- [EXERCISE TASK]
Repeat the data below exactly, dropping any pictures it holds.

• • • •

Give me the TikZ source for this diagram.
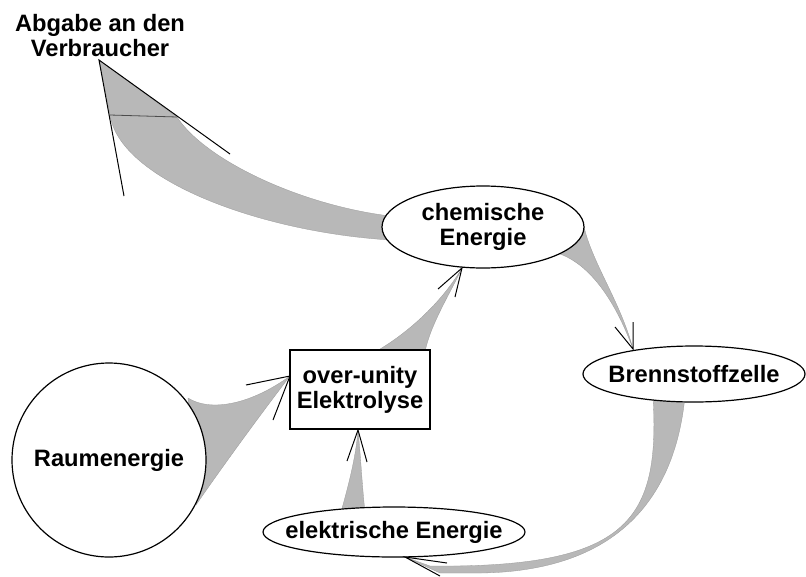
\documentclass[tikz,border=0pt]{standalone}
\usepackage{fontspec}
\setmainfont{Liberation Sans}
\usetikzlibrary{shapes.geometric,backgrounds}
\tikzset{
  lbl/.style={font=\fontsize{23.7}{25}\selectfont\bfseries, align=center, inner sep=0pt},
  oval/.style={lbl, ellipse, draw, fill=white, line width=1.2pt},
  band/.style={fill=black!28, draw=black!40, line width=0.3pt},
  headline/.style={draw=black, line width=1pt},
}
\newcommand{\zw}[1]{\makebox[0pt]{#1}}
\begin{document}
\begin{tikzpicture}[x=1pt,y=-1pt]
\useasboundingbox (0,0) rectangle (806,576);
% nodes
\node[lbl, anchor=north] (abg) at (100,14) {Abgabe an den\\Verbraucher};
\node[oval, minimum width=202, minimum height=82] (chem) at (483,227) {\zw{chemische}\\\zw{Energie}};
\node[oval, minimum width=222, minimum height=56] (bz) at (694,374) {\zw{Brennstoffzelle}};
\node[oval, minimum width=262, minimum height=50] (elek) at (394,532) {\zw{elektrische Energie}};
\node[lbl, draw, fill=white, line width=1.2pt, minimum width=140, minimum height=79] (box) at (360,389.5) {over-unity\\Elektrolyse};
\node[lbl, circle, draw, fill=white, line width=1.2pt, minimum size=194] (raum) at (109,460) {Raumenergie};
% tips
\coordinate (t1) at (99,60);
\coordinate (t2) at (633,349);
\coordinate (t3) at (405,557);
\coordinate (t4) at (358,430);
\coordinate (t5) at (290,376);
\coordinate (t6) at (462,268);
\begin{pgfonlayer}{background}
% chem -> abg
\path[band] (t1) -- (177,117) .. controls (205,160) and (300,205) .. (390,216)
  -- (390,240) .. controls (260,232) and (120,180) .. (110,115) -- cycle;
% chem -> bz
\path[band] (583,222) .. controls (590,260) and (620,300) .. (t2)
  .. controls (615,300) and (590,265) .. (560,254) -- cycle;
% bz -> elek
\path[band] (685,396) .. controls (675,500) and (615,575) .. (470,573) -- (440,573) -- (t3)
  -- (430,566) .. controls (630,568) and (660,520) .. (653,396) -- cycle;
% elek -> box
\path[band] (341,512) .. controls (350,480) and (356,455) .. (t4)
  .. controls (361,460) and (362,485) .. (365,512) -- cycle;
% raum -> box
\path[band] (188,398) .. controls (210,412) and (250,405) .. (t5)
  .. controls (260,415) and (220,470) .. (196,505) -- cycle;
% box -> chem
\path[band] (375,352) .. controls (405,335) and (440,305) .. (t6)
  .. controls (452,290) and (430,325) .. (425,352) -- cycle;
\end{pgfonlayer}
% arrow heads
\draw[headline] (230,154) -- (t1) -- (124,196);
\draw[black!70, line width=0.8pt] (110,115) -- (177,117);
\draw[headline] (615,327) -- (t2) -- (633,322);
\draw[headline] (447,563) -- (t3) -- (440,576);
\draw[headline] (347,461) -- (t4) -- (367,462);
\draw[headline] (246,385) -- (t5) -- (273,420);
\draw[headline] (438,289) -- (t6) -- (455,297);
\end{tikzpicture}
\end{document}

• • • •

- [RESULT OF THIS TASK]
Give me the TikZ source for this diagram.
\documentclass[tikz,border=0pt]{standalone}
\usepackage{fontspec}
\setmainfont{Liberation Sans}
\usetikzlibrary{shapes.geometric,backgrounds}
\tikzset{
  lbl/.style={font=\fontsize{23.7}{25}\selectfont\bfseries, align=center, inner sep=0pt},
  oval/.style={lbl, ellipse, draw, fill=white, line width=1.2pt},
  band/.style={fill=black!28, draw=black!40, line width=0.3pt},
  headline/.style={draw=black, line width=1pt},
}
\newcommand{\zw}[1]{\makebox[0pt]{#1}}
\begin{document}
\begin{tikzpicture}[x=1pt,y=-1pt]
\useasboundingbox (0,0) rectangle (806,576);
% nodes
\node[lbl, anchor=north] (abg) at (100,14) {Abgabe an den\\Verbraucher};
\node[oval, minimum width=202, minimum height=82] (chem) at (483,227) {\zw{chemische}\\\zw{Energie}};
\node[oval, minimum width=222, minimum height=56] (bz) at (694,374) {\zw{Brennstoffzelle}};
\node[oval, minimum width=262, minimum height=50] (elek) at (394,532) {\zw{elektrische Energie}};
\node[lbl, draw, fill=white, line width=1.2pt, minimum width=140, minimum height=79] (box) at (360,389.5) {over-unity\\Elektrolyse};
\node[lbl, circle, draw, fill=white, line width=1.2pt, minimum size=194] (raum) at (109,460) {Raumenergie};
% tips
\coordinate (t1) at (99,60);
\coordinate (t2) at (633,349);
\coordinate (t3) at (405,557);
\coordinate (t4) at (358,430);
\coordinate (t5) at (290,376);
\coordinate (t6) at (462,268);
\begin{pgfonlayer}{background}
% chem -> abg
\path[band] (t1) -- (177,117) .. controls (205,160) and (300,205) .. (390,216)
  -- (390,240) .. controls (260,232) and (120,180) .. (110,115) -- cycle;
% chem -> bz
\path[band] (583,222) .. controls (590,260) and (620,300) .. (t2)
  .. controls (615,300) and (590,265) .. (560,254) -- cycle;
% bz -> elek
\path[band] (685,396) .. controls (675,500) and (615,575) .. (470,573) -- (440,573) -- (t3)
  -- (430,566) .. controls (630,568) and (660,520) .. (653,396) -- cycle;
% elek -> box
\path[band] (341,512) .. controls (350,480) and (356,455) .. (t4)
  .. controls (361,460) and (362,485) .. (365,512) -- cycle;
% raum -> box
\path[band] (188,398) .. controls (210,412) and (250,405) .. (t5)
  .. controls (260,415) and (220,470) .. (196,505) -- cycle;
% box -> chem
\path[band] (375,352) .. controls (405,335) and (440,305) .. (t6)
  .. controls (452,290) and (430,325) .. (425,352) -- cycle;
\end{pgfonlayer}
% arrow heads
\draw[headline] (230,154) -- (t1) -- (124,196);
\draw[black!70, line width=0.8pt] (110,115) -- (177,117);
\draw[headline] (615,327) -- (t2) -- (633,322);
\draw[headline] (447,563) -- (t3) -- (440,576);
\draw[headline] (347,461) -- (t4) -- (367,462);
\draw[headline] (246,385) -- (t5) -- (273,420);
\draw[headline] (438,289) -- (t6) -- (455,297);
\end{tikzpicture}
\end{document}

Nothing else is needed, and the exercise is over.